Damian Thompson Damian Thompson

In his new piano concerto Thomas Ades’s inspiration has completely dried up

Plus: the Wigmore Hall’s Weinberg Focus did nothing to dispel the notion that the Soviet composer was Shostakovich-lite

issue 02 November 2019

There’s nothing like a good piano concerto and, sad to relate, Thomas Adès’s long-awaited first proper attempt at the genre is nothing like a good piano concerto. Not in the version we heard at its UK première in the Royal Festival Hall, anyway. What a disappointment! Perhaps Adès can rescue it, but he’d have to hack away at the score as ruthlessly as Bruckner dismantling his Third Symphony.

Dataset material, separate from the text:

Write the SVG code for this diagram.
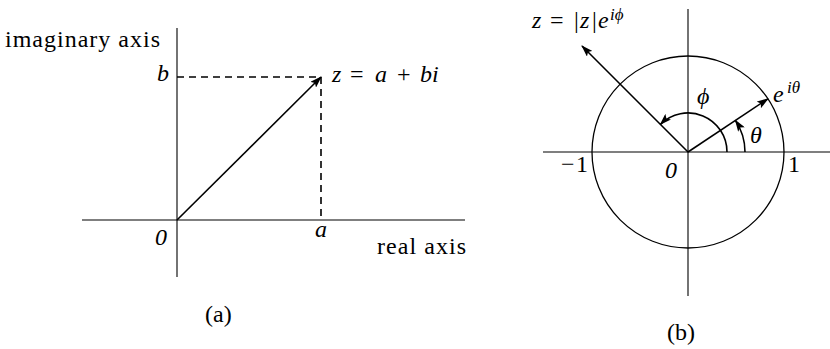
<svg xmlns="http://www.w3.org/2000/svg" width="830" height="349" viewBox="0 0 830 349">
<style>
.ax{stroke:#000;stroke-width:1.1;fill:none}
.vec{stroke:#000;stroke-width:1.6;fill:none}
.dash{stroke:#000;stroke-width:1.6;fill:none;stroke-dasharray:7 5}
.arc{stroke:#000;stroke-width:1.6;fill:none}
.circ{stroke:#000;stroke-width:1.3;fill:none}
text{font-family:Liberation Serif,Times New Roman,serif;font-size:24px;fill:#000}
.it{font-style:italic}
.sup{font-size:17px;font-style:italic}
</style>
<defs>
<marker id="ah" viewBox="0 0 12 8" refX="11" refY="4" markerWidth="12" markerHeight="8" markerUnits="userSpaceOnUse" orient="auto">
<path d="M0,0 L12,4 L0,8 L2.5,4 Z" fill="#000"/>
</marker>
</defs>
<g id="connectors">
<g id="panel-a-axes">
<line class="ax" x1="82" y1="220" x2="465" y2="220"/>
<line class="ax" x1="177" y1="28" x2="177" y2="277"/>
<line class="dash" x1="177" y1="77" x2="321" y2="77"/>
<line class="dash" x1="321" y1="77" x2="321" y2="220"/>
<line class="vec" x1="177" y1="220" x2="321" y2="77" marker-end="url(#ah)"/>
</g>
<g id="panel-b-axes">
<line class="ax" x1="543" y1="152" x2="830" y2="152"/>
<line class="ax" x1="688" y1="9" x2="688" y2="296"/>
<circle class="circ" cx="688" cy="152" r="96"/>
<line class="vec" x1="688" y1="152" x2="582" y2="46" marker-end="url(#ah)"/>
<line class="vec" x1="688" y1="152" x2="767.9" y2="98.8" marker-end="url(#ah)"/>
<path class="arc" d="M745,152 A57,57 0 0 0 735.4,120.4" marker-end="url(#ah)"/>
<path class="arc" d="M727,152 A39,39 0 0 0 660.4,124.4" marker-end="url(#ah)"/>
</g>
</g>
<g id="labels">
<g id="labels-a">
<text x="5" y="47" textLength="155" lengthAdjust="spacing">imaginary axis</text>
<text class="it" x="157" y="81">b</text>
<text class="it" x="155" y="245">0</text>
<text class="it" x="315" y="237">a</text>
<text x="377" y="254" textLength="89" lengthAdjust="spacing">real axis</text>
<text y="82"><tspan class="it" x="332">z</tspan><tspan x="350">=</tspan><tspan class="it" x="375">a</tspan><tspan x="397">+</tspan><tspan class="it" x="420">bi</tspan></text>
<text x="205" y="322">(a)</text>
</g>
<g id="labels-b">
<text y="28"><tspan class="it" x="532">z</tspan><tspan x="550">=</tspan><tspan x="574">|</tspan><tspan class="it" x="580">z</tspan><tspan x="592">|</tspan><tspan class="it" x="598">e</tspan></text>
<text class="sup" x="610" y="20">iϕ</text>
<text class="it" x="697" y="104">ϕ</text>
<text class="it" x="773" y="102">e</text>
<text class="sup" x="787" y="93">iθ</text>
<text class="it" x="750" y="143">θ</text>
<text y="172"><tspan x="561">−</tspan><tspan x="576">1</tspan></text>
<text class="it" x="665" y="178">0</text>
<text x="788" y="172">1</text>
<text x="667" y="340">(b)</text>
</g>
</g>
</svg>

That work wasn’t necessarily improved by its revisions but, honestly, almost anything would be an improvement on the first two movements of the 21-minute concerto performed by Kirill Gerstein and the LPO conducted by the composer.

You knew there was something wrong after ten seconds. The piano played a rapid sequence of notes against a busy orchestral accompaniment. It felt like we’d been dropped right into the middle of things. Gyorgy Ligeti’s Piano Concerto of 1988 does much the same thing; in fact, it’s hard to think of two pieces of music whose opening bars sound so similar.